Levels are prefaced with a title card and music cue echoing early horror movies, but that tone isn’t reflected in any other aspect of the game, save for perhaps some of the boss designs. The story, meanwhile, is played very straight, and the game itself – which doesn’t provide much tone on its own – ends up treading an indistinct middle ground. The soundtrack has ups and downs, but more damningly wraps back around to the same tunes too soon to lend levels character that way. Monsters, locations and characters are instantly forgettable – there’s just nothing striking here to anchor the experience in your mind.

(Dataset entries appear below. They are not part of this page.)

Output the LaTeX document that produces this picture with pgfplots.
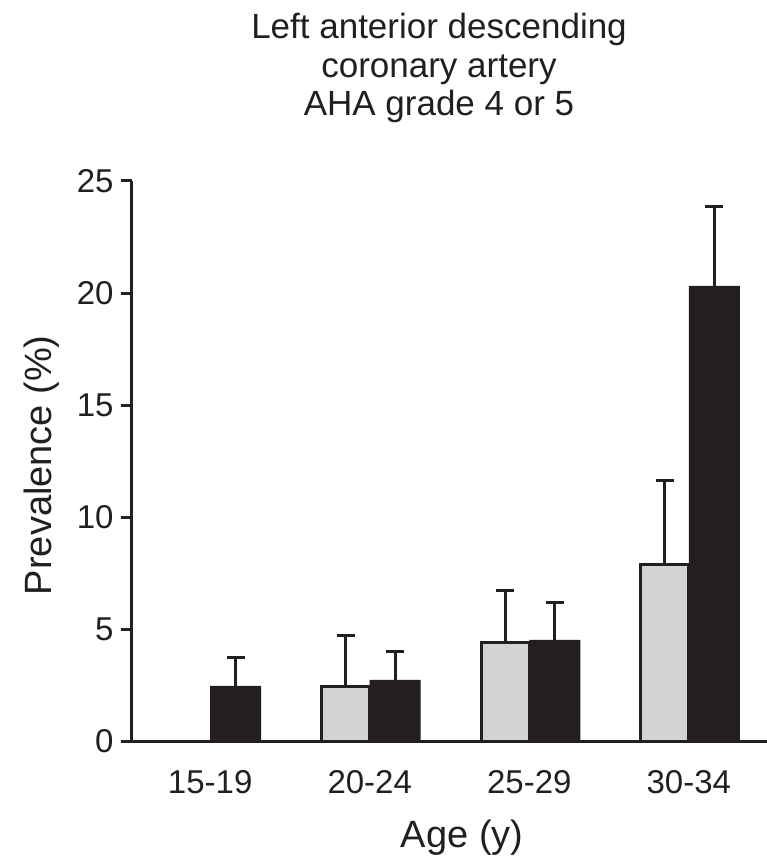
\documentclass[border=0pt]{standalone}
\usepackage{fontspec}
\setmainfont{Liberation Sans}
\usepackage{pgfplots}
\usepackage{pgfplotstable}
\pgfplotsset{compat=1.18}
\definecolor{barblack}{HTML}{231F20}
\definecolor{bargray}{HTML}{D1D3D4}
\pgfplotstableread{
x y e
1 2.44 2.31
2 4.41 2.31
3 7.91 3.71
}\graydata
\pgfplotstableread{
x y e
0 2.48 1.25
1 2.75 1.25
2 4.53 1.66
3 20.32 3.55
}\blackdata
\begin{document}
\begin{tikzpicture}
\begin{axis}[
  scale only axis,
  width=635pt, height=560.5pt,
  xmin=-0.49, xmax=3.49,
  ymin=0, ymax=25,
  ybar,
  axis x line=bottom, axis y line=left,
  axis line style={line width=3pt, color=barblack, -},
  xtick={0,1,2,3},
  xticklabels={15-19,20-24,25-29,30-34},
  x tick style={draw=none},
  ytick={0,5,10,15,20,25},
  y tick style={line width=3pt, color=barblack},
  tick align=outside,
  major tick length=11pt,
  /pgf/number format/assume math mode=true,
  tick label style={font=\fontsize{33}{38}\selectfont, color=barblack},
  yticklabel style={xshift=-4pt},
  xticklabel style={yshift=-14pt},
  clip=false,
]
\addplot[bar width=48pt, bar shift=-24pt, fill=bargray, draw=barblack, line width=3pt,
  error bars/.cd, y dir=plus, y explicit,
  error bar style={line width=3pt, color=barblack},
  error mark options={rotate=90, mark size=9pt, line width=3pt, color=barblack}]
  table[x=x, y=y, y error=e] {\graydata};
\addplot[bar width=51pt, bar shift=25.5pt, fill=barblack, draw=none,
  error bars/.cd, y dir=plus, y explicit,
  error bar style={line width=3pt, color=barblack},
  error mark options={rotate=90, mark size=9pt, line width=3pt, color=barblack}]
  table[x=x, y=y, y error=e] {\blackdata};
\coordinate (O) at (rel axis cs:0,0);
\node[anchor=base, font=\fontsize{35}{40}\selectfont, color=barblack] at (rel axis cs:0.4835,1.255) {Left anterior descending};
\node[anchor=base, font=\fontsize{35}{40}\selectfont, color=barblack] at (rel axis cs:0.4835,1.184) {coronary artery};
\node[anchor=base, font=\fontsize{35}{40}\selectfont, color=barblack] at (rel axis cs:0.4835,1.117) {AHA grade 4 or 5};
\node[rotate=90, anchor=center, font=\fontsize{38}{44}\selectfont, color=barblack] at (rel axis cs:-0.1417,0.493) {Prevalence (\%)};
\node[anchor=center, font=\fontsize{38}{44}\selectfont, color=barblack] at (rel axis cs:0.52,-0.172) {Age (y)};
\end{axis}
\pgfresetboundingbox
\path (O) ++(-132pt,-121.5pt) rectangle ++(767pt,863pt);
\end{tikzpicture}
\end{document}
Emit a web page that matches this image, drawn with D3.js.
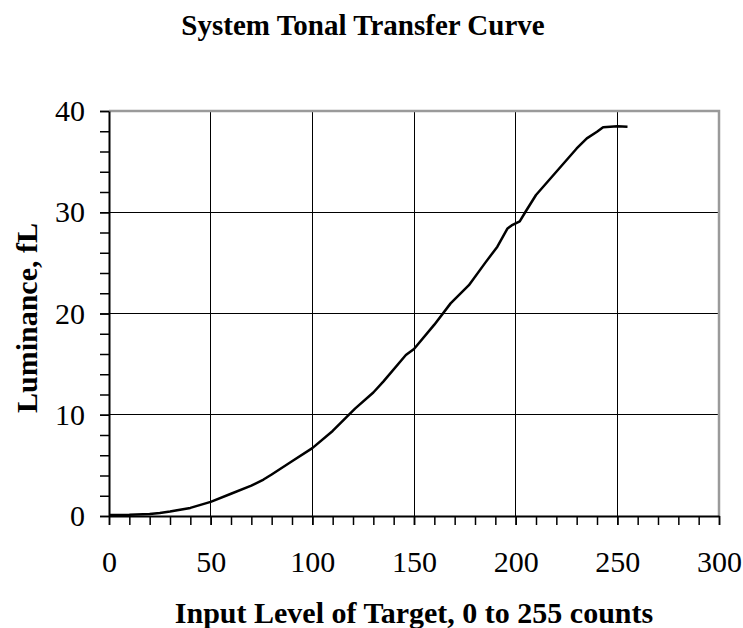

Which is a shame, because I essentially enjoyed BoTW. It is simple, but it gets basic things very right. The controls are good – having a nice jumping arc with just the right amount of after-touch to soon become addictive, and the game provides compelling platforming segments to put them to use. Boss fights are pattern based, methodical, challenging and fun. The crossbow attack that you fall back on for the majority of the game is definitely the weakest part of the gameplay experience in terms of feedback, but it becomes largely parenthetical with platforming taking centre stage. So – I’d love to love it, but there’s just too little personality here to develop attachment to, and the gameplay is ultimately too simplistic to shoulder that extra weight.
The category of old school, “maso-core” platformers is simply so crowded with more satisfying overall packages that It’s hard to recommend investing in one that is likely to leap, werewolf like, out of your consciousness as soon as you’re done. I will, however, watch keenly for future endeavours from this team.